From the very beginning statisticians, who by nature and training are wedded to the statistical approach, have been nervous with Shewhart’s approach. To them it sounds too simple. So they invariably want to jump into the gap and add things to fix what they perceive as problems. This started with E. S. Pearson’s book in 1935, and it has continued to this day. Transforming your data prior to placing them on a process behavior chart is simply the latest manifestation of this nervousness. However, as perhaps you can begin to see from this column, the simplicity of Shewhart’s process behavior chart is not the simplicity that comes from glossing over the statistical approach, but it is rather the simplicity that is found on the far side of the complexity of a careful and thoughtful analysis of the whole problem.

As Elton Trueblood said so many years ago, “There are people who are afraid of clarity because they fear that it may not seem profound.” Beware those who try to make process behavior charts more complex than they need to be.

## Comments

## Non-Normality in Individual Type Data

According to Dr. Borror, Dr. Douglas Montgomery, and Dr. George Runger, individuals type SPC charts are sensitive to non-normality and you will have false alarms if you assume normality. Tom Pyzdek's article gave an excellent example of that in comparing control limits computed using a normal and a lognormal distribution; the control limit differences are very significant.

For Phase II performance of the Shewart chart, Dr Montgomery states in his "Introduction to Statistical Quality Control" that in-control individual type control charts are sensitive to non-normal distributions.

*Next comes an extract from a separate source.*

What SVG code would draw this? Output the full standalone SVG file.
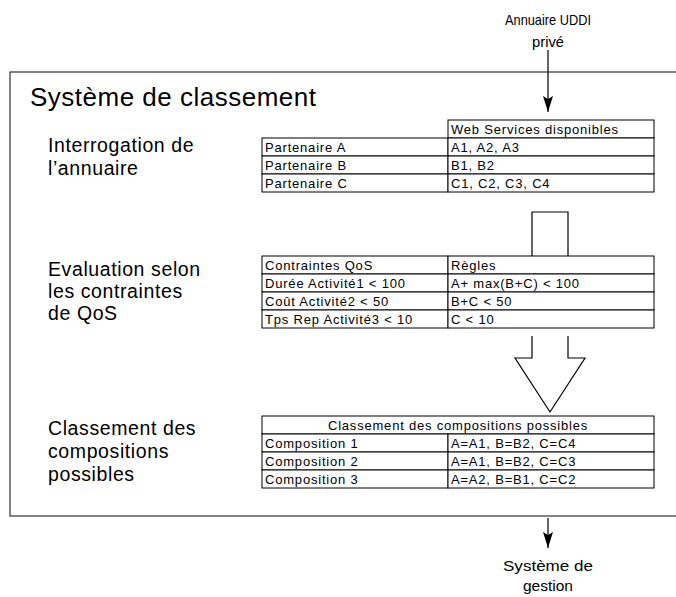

I am not stating anything about X-MR charts with multiple subgroups, only individual types. The suggestion is to do one of three things: (1) use percentiles from the best-fit distribution to determine control limits (2) Fit a distribution that best fits the data using the KS or AD statistic to compute control limits, or (3) transform the data to determine proper control limits. I think the Borror, Montgomery, and Runger studies show evidence that we must fit the best distribution to individual in-control data to compute control limits. I noticed Dr. Wheeler never mentioned anything about individual SPC charts and their sensitivity to non-normality. Why do you think there are statistical programs including these features in statistical software to fit the best distribution to the data, such as MINITAB and many others? If the data is not in control in Phase I, I think we all agree that SPECIAL or assignable causes should be investigated. Using statistical software that fits individual data that contains outliers does not hurt if you generate SPC charts and certainly is not a waste of time. Control limits may not mean much but you can always see suspect outliers skewing the data. Fitting data that contains outliers is not to be taken seriously; I previously said go back and eliminate special causes and redo your SPC chart. Out of control data can be easily seen if you fit the best distribution or assume normality. The object is to explore the data for stability and control before and during phase I. And by the was Rip, Cp, Cpk do not determine stability; Cp and Cpk only have to do with how well data is meeting spec and is meaningless if the process is NOT under control. Both the YIELD and Cp, Cpk are meaningful only after the data is under control and stable, ready for phase II. If I mis-stated myself earlier, my apologies, I stand corrected.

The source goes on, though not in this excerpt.